Bir tek isyan eden yok, ama sesini duyurabilen tek bir  kurum  var. O da “Trabzonspor”. Biz yaptıysak bize de ceza verin diyor taraftarı.  Karşılığında ise ırkçı hakaretler alıyor, başka bir şey değil.

Maçta sahaya çakı atılıyor.  Tüm provokasyona karşın o çakının sahibi tepki görüyor camiasından, kulübü adalet vereceği cezayı versin diyor.  Ancak ne hikmetse İstanbul basınına bu durum bir katliam gibi yansıyor.

 

Türkiye’deki futbolu öldürenler  bir çakı ile karalama kampanyası yapıyor. Kurallara göre oynamaması gereken bir ligde oynamaması gereken bir maça çıkan takım mağdur edebiyatı yapıyor.   Bu süreçteki takımlardan biri Trabzon yerine Galatasaray veya Beşiktaş olsaydı o maç fikstürde yer alır mıydı? Şike yapan cezasız bırakılır mıydı? Cezası verilmeden önce böyle bir maç programda olsaydı oynanma ihtimali milyonda kaçtır?

 

Kesinlikle o çakı hoş görülecek bir olay değildir, ancak yavuz hırsızlığın bu kadar prim görmesi o çakıyı da hoş gösterir.  Holiganizm eleştirilecekse önce yavuz hırsızlık eleştirilmelidir, sürecin sonunda sahaya düşen çakı değil.

 

Size Her Yer Tava’dan bugüne….

 

Ortada sadece bir gerginlik varken açılmıştı Fenerbahçe tribünlerince, o ırkçı pankart.  Gerginliği yaratan da Fenerbahçe camiasıydı.  Ne de olsa gerginlikle besleniyorlar.  O pankart için bir özür gelmedi, gelmeyecek de.  Üzerinden bir yıl geçtiği halde sıkça  hakaret amaçlı kullanılıyor.

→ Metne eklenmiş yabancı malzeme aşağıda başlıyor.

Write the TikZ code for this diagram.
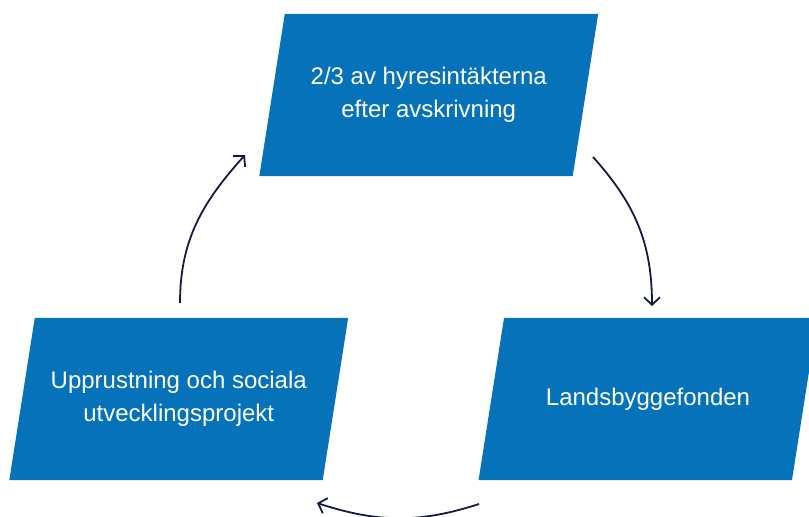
\documentclass[tikz,border=0pt]{standalone}
\usepackage{fontspec}
\setmainfont{Liberation Sans}
\usetikzlibrary{arrows.meta,backgrounds}
\definecolor{boxblue}{RGB}{5,114,186}
\definecolor{arrownavy}{RGB}{22,26,66}
\begin{document}
\begin{tikzpicture}[x=1pt,y=1pt,
  box/.style={rectangle,minimum width=313pt,minimum height=162pt,inner sep=0pt,
    text=white,align=center,font=\fontsize{24}{33}\selectfont},
  flow/.style={draw=arrownavy,line width=1.8pt,-{Straight Barb[length=7.5pt,width=16pt,line width=1.8pt]}}]
\useasboundingbox (0,0) rectangle (809,517);
\clip (0,0) rectangle (809,517);
\node[box] (top) at (428.75,422) {2/3 av hyresintäkterna\\efter avskrivning};
\node[box] (left) at (178.75,118) {Upprustning och sociala\\utvecklingsprojekt};
\node[box] (right) at (648,118) {Landsbyggefonden};
\begin{scope}[on background layer]
\foreach \n in {top,left,right}{
  \fill[boxblue] ([xshift=12.75pt]\n.north west) -- ([xshift=12.75pt]\n.north east)
     -- ([xshift=-12.75pt]\n.south east) -- ([xshift=-12.75pt]\n.south west) -- cycle;
}
\end{scope}
\coordinate (ls) at (180,214);
\coordinate (le) at (245,362);
\coordinate (rs) at (593,360);
\coordinate (re) at (652,211);
\coordinate (bs) at (479,13);
\coordinate (be) at (317,14);
\draw[flow] (ls) to[out=90,in=-132] (le);
\draw[flow] (rs) to[out=-48,in=90] (re);
\draw[flow] (bs) to[out=-162,in=-18] (be);
\end{tikzpicture}
\end{document}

Şike süreci ve şampiyonluk yarışının kızıştığı dönemde hamsi, laz, Fadime, Temel, 12 gibi ifadelerin nasıl kullanıldığı da ortada.

Ancak nasıl oluyorsa bu konularda hiçbir açıklama yapmayan, özür dilemeyen,  hamle yapmayan Büyük(!) Fenerbahçe camiası iş kendilerine dokunan bir pankart olunca ırkçı nidalarıyla saldırıyor. Saldırırken de ırkçı ifadeler kullanmaktan çekinmiyor. Bir bakıma Yavuz IRKÇILIK yapıyorlar.  Holiganizmin zirvesinde gezen bu “ORKİD KULLANAN ERKEKLER”*i  kendi hallerine bırakıp bir yazıyla da olsa prim vermek istemezdim, ama ağır başlı duruşumuzu ortalığı boş bulmak olarak algılamalarından korktum.

Son bir not. Hep Üç büyükleri destekleyen taraftarın yaptığı olaylar için ya biz yapsaydık düşüncesinde fikir yürütmekteydik..  Sonucu beklediğimiz gibi oldu, üstü diğerleri gibi örtülmediği gibi açılacağı en  derin yere kadar açılmaya çalışılıyor.  Objektif Türk spor medyası sizinle gurur duyuyoruz, bu dünyada olmasa bile öteki dünyada hesaplaşırız mutlaka.

*Nihat Genç’in sözünün arkasında  duramayan ve kendi açısından işine geldiği gibi yorumlayanlara  yönelik söylediği bir  ifade.